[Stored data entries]
----
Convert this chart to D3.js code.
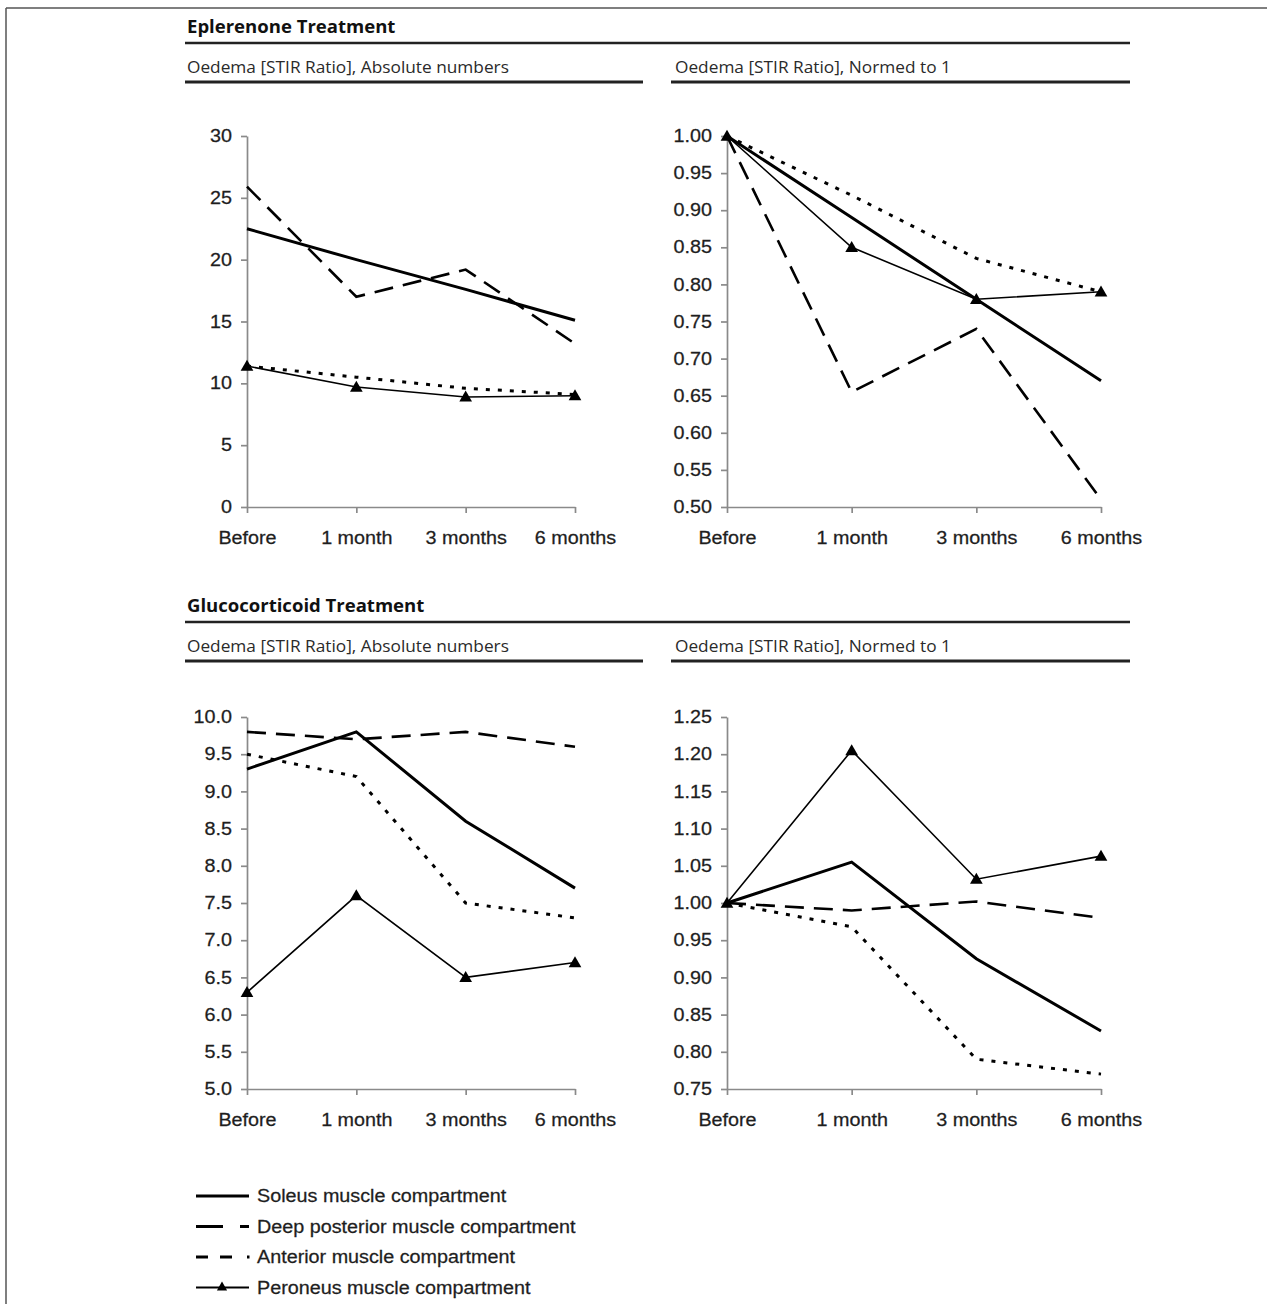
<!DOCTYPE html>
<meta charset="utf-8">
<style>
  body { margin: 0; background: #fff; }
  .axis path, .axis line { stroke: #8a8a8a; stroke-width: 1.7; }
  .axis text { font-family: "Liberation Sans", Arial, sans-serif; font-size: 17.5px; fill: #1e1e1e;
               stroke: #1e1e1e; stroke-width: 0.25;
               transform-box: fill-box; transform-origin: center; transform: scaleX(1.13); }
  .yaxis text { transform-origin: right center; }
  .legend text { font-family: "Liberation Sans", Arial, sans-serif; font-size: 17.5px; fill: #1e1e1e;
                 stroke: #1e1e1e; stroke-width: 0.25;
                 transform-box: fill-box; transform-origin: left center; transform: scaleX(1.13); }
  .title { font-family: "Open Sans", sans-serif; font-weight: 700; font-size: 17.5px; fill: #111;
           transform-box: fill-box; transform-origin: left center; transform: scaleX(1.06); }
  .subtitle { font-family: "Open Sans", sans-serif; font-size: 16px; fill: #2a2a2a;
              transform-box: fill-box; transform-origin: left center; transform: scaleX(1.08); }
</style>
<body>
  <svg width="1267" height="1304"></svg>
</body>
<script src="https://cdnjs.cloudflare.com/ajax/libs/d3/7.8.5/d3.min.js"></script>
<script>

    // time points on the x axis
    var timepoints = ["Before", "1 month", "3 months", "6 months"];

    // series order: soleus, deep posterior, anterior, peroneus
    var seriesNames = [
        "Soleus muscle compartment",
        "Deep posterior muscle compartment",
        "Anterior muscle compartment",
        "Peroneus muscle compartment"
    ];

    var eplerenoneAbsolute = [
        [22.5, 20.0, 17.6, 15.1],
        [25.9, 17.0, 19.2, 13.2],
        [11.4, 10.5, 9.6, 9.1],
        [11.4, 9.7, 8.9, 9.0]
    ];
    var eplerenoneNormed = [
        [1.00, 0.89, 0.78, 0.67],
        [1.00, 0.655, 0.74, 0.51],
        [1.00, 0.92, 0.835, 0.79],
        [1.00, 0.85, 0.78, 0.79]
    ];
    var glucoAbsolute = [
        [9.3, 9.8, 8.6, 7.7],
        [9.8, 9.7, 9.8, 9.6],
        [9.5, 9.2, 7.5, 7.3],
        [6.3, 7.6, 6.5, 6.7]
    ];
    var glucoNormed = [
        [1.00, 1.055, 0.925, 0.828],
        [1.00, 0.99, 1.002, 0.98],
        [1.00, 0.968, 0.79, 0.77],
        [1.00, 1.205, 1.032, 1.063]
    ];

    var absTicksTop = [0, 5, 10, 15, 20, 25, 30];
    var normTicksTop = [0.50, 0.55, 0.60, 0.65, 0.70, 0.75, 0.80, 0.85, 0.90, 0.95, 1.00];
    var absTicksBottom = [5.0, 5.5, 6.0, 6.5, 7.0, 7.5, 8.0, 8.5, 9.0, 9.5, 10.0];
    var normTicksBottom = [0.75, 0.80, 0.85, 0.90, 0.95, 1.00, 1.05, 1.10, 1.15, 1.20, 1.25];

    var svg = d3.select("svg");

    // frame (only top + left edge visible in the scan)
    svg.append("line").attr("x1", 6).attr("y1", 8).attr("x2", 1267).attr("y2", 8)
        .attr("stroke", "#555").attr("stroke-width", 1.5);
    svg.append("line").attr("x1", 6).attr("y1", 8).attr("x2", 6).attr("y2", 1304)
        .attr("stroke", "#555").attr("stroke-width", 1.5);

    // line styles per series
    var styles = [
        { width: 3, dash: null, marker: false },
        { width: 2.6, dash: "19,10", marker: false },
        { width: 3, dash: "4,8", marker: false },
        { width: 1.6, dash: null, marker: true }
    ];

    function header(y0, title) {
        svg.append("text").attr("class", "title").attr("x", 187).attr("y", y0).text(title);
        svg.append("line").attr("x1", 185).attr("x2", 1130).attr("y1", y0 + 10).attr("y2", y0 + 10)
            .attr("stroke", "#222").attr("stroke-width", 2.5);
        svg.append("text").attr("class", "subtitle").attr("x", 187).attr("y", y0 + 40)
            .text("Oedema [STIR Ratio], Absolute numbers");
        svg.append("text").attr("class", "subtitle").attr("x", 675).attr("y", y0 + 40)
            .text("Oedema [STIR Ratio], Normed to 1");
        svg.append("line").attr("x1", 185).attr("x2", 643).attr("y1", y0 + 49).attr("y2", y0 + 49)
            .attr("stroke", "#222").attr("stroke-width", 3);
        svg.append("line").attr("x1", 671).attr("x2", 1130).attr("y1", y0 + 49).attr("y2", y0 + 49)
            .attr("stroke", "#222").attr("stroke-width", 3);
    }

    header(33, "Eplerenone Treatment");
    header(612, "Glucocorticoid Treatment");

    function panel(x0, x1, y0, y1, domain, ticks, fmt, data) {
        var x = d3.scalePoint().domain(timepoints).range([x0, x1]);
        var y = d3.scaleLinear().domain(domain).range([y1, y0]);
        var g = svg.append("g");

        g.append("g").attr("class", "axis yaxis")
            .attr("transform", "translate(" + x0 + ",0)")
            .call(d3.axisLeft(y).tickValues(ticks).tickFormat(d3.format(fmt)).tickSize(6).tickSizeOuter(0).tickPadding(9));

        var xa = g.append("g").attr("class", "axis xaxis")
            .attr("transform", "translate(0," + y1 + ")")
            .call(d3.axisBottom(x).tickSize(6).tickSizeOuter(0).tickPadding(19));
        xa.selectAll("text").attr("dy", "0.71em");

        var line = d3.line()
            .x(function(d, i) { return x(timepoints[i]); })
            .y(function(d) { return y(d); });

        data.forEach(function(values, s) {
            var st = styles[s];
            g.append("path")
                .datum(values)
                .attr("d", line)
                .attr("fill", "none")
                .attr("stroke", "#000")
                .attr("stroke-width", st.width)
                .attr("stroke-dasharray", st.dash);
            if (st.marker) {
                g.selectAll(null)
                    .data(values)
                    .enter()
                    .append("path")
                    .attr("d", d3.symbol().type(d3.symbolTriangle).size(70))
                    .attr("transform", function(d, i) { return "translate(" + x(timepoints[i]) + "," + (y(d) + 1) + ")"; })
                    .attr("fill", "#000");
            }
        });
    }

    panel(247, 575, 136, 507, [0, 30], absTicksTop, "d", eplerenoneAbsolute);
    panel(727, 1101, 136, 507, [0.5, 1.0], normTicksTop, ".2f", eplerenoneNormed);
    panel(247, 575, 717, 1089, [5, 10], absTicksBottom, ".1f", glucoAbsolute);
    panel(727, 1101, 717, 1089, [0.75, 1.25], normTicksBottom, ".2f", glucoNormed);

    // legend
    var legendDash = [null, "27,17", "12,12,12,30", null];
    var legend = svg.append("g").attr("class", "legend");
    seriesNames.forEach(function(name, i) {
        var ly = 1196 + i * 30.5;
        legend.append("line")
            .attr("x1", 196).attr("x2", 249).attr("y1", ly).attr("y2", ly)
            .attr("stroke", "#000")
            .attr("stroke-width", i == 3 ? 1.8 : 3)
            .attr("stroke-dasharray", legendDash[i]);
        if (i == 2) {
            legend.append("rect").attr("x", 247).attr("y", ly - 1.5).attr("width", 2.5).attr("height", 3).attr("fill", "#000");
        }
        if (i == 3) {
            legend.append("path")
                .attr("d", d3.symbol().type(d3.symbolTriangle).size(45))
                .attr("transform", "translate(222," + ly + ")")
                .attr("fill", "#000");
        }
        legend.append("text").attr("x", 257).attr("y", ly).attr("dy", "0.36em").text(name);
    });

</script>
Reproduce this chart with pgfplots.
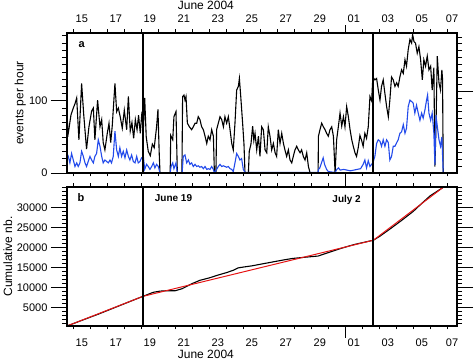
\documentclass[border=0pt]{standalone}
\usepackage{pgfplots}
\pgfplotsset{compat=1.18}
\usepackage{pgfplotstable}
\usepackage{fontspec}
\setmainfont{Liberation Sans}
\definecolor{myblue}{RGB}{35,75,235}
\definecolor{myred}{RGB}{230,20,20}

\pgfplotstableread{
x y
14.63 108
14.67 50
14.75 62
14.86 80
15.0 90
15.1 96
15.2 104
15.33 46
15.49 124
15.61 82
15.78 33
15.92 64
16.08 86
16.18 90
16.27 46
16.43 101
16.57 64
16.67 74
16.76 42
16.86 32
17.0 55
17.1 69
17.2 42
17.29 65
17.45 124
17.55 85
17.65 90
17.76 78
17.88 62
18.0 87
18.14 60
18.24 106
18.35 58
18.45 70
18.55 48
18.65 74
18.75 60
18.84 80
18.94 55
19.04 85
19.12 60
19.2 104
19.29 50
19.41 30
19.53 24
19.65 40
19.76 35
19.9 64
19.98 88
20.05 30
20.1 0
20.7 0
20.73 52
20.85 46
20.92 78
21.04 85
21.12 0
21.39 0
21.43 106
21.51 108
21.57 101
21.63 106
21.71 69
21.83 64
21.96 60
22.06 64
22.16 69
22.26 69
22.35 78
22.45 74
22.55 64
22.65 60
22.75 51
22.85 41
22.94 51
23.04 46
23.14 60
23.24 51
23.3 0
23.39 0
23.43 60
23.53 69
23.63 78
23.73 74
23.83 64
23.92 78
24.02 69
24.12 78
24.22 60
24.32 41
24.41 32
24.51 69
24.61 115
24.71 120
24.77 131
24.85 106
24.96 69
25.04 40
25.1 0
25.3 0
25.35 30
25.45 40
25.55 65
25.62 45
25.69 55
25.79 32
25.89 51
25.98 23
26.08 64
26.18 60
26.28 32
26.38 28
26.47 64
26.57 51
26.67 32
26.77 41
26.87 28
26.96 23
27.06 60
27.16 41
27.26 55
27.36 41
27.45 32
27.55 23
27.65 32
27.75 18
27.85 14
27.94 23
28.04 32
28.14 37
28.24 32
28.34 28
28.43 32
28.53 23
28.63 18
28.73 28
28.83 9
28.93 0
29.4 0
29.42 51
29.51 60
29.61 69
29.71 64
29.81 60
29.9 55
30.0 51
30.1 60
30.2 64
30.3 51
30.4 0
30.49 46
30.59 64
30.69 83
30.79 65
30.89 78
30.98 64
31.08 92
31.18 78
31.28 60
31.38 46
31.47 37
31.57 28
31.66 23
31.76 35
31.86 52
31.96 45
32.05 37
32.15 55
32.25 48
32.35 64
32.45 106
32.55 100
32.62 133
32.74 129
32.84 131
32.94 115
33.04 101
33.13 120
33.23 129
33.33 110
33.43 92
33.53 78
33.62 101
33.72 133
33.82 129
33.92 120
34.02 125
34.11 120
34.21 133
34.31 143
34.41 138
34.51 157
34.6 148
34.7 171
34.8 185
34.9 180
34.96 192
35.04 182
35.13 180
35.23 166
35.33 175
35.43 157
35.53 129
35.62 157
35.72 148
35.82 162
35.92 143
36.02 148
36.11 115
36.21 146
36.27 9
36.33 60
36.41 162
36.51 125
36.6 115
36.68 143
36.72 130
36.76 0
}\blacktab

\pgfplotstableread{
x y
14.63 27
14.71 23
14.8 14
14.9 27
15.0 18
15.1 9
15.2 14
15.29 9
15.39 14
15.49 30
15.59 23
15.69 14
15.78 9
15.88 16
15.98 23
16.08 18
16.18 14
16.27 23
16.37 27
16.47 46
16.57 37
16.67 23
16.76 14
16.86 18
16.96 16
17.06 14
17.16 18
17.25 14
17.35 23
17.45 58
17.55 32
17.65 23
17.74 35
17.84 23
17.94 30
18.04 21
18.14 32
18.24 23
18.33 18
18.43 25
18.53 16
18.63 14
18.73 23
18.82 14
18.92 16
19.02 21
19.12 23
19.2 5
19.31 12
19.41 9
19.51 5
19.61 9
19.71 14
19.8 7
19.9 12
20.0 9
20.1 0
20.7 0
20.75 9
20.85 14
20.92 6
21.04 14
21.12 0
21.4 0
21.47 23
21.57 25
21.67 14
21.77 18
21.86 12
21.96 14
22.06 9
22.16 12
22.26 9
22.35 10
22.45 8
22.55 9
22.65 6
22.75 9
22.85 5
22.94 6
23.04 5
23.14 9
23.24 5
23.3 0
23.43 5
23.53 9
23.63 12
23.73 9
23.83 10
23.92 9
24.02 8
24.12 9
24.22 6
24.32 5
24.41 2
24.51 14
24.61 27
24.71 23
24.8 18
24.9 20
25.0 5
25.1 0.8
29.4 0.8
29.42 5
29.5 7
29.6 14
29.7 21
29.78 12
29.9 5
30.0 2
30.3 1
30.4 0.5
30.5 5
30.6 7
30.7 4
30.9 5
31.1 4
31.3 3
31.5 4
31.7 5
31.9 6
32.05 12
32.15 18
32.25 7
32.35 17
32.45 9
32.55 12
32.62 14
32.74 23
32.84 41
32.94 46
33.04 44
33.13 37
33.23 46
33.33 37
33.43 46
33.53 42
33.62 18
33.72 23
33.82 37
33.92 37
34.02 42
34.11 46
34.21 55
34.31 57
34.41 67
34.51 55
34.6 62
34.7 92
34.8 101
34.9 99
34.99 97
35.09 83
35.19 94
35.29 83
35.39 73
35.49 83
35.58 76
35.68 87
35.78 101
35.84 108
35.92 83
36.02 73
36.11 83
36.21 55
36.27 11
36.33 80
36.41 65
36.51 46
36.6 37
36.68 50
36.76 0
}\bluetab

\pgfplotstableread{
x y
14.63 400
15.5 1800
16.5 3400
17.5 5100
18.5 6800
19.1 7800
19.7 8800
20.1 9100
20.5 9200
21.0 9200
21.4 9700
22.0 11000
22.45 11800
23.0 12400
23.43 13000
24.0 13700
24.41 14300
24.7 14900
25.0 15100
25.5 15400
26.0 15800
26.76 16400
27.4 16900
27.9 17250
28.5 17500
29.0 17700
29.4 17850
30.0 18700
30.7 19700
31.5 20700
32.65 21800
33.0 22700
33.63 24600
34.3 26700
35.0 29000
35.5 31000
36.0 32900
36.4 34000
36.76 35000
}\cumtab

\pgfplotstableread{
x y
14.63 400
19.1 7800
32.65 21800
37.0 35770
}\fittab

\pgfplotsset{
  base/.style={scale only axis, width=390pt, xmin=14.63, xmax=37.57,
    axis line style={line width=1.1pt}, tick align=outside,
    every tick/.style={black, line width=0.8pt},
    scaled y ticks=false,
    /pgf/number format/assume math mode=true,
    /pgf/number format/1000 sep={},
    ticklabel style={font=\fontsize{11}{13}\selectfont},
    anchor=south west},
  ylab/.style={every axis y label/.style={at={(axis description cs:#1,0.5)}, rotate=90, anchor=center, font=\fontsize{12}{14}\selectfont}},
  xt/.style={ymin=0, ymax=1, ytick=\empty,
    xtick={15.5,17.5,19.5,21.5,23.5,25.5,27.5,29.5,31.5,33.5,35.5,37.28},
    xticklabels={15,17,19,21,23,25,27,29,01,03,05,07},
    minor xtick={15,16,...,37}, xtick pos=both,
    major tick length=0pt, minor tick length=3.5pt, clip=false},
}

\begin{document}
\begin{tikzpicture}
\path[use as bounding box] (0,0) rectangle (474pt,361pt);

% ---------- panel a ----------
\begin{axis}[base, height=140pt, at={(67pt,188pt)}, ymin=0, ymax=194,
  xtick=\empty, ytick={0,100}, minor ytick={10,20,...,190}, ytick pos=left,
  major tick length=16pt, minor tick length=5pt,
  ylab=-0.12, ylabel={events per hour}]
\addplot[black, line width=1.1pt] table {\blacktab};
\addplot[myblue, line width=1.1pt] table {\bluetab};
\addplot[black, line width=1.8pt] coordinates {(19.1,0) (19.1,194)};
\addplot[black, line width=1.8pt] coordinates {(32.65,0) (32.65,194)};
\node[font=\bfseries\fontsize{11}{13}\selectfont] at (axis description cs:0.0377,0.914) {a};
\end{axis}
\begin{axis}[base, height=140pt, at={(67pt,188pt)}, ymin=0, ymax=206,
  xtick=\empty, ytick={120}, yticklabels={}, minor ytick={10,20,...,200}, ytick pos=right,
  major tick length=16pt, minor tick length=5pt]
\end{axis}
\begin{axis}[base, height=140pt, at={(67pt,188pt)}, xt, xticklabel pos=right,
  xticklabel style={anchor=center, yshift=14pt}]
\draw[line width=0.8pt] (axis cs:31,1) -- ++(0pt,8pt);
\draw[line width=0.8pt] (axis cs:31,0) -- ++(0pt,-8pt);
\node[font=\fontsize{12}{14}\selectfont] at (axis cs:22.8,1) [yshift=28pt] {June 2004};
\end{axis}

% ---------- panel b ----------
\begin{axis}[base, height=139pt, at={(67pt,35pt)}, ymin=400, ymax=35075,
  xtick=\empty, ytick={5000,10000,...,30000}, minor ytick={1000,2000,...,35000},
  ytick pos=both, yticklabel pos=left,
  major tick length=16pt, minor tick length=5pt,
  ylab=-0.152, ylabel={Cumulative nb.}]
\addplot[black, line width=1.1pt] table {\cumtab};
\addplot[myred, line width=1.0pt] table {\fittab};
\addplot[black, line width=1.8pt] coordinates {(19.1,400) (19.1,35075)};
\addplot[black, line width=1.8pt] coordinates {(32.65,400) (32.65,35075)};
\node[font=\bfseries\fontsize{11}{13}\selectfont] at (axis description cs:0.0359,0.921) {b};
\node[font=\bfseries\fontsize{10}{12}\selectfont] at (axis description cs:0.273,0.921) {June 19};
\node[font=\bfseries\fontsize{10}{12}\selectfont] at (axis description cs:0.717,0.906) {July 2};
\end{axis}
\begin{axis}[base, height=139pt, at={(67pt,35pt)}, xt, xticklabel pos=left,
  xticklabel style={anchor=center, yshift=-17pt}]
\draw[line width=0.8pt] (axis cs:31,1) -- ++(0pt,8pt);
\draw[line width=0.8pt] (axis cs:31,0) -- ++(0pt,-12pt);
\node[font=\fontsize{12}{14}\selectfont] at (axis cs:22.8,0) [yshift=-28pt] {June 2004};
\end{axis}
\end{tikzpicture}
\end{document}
----
Supply the count of lines in the entries that contain the word "this", and nothing besides.

» **EXPECTED OUTPUT**: 2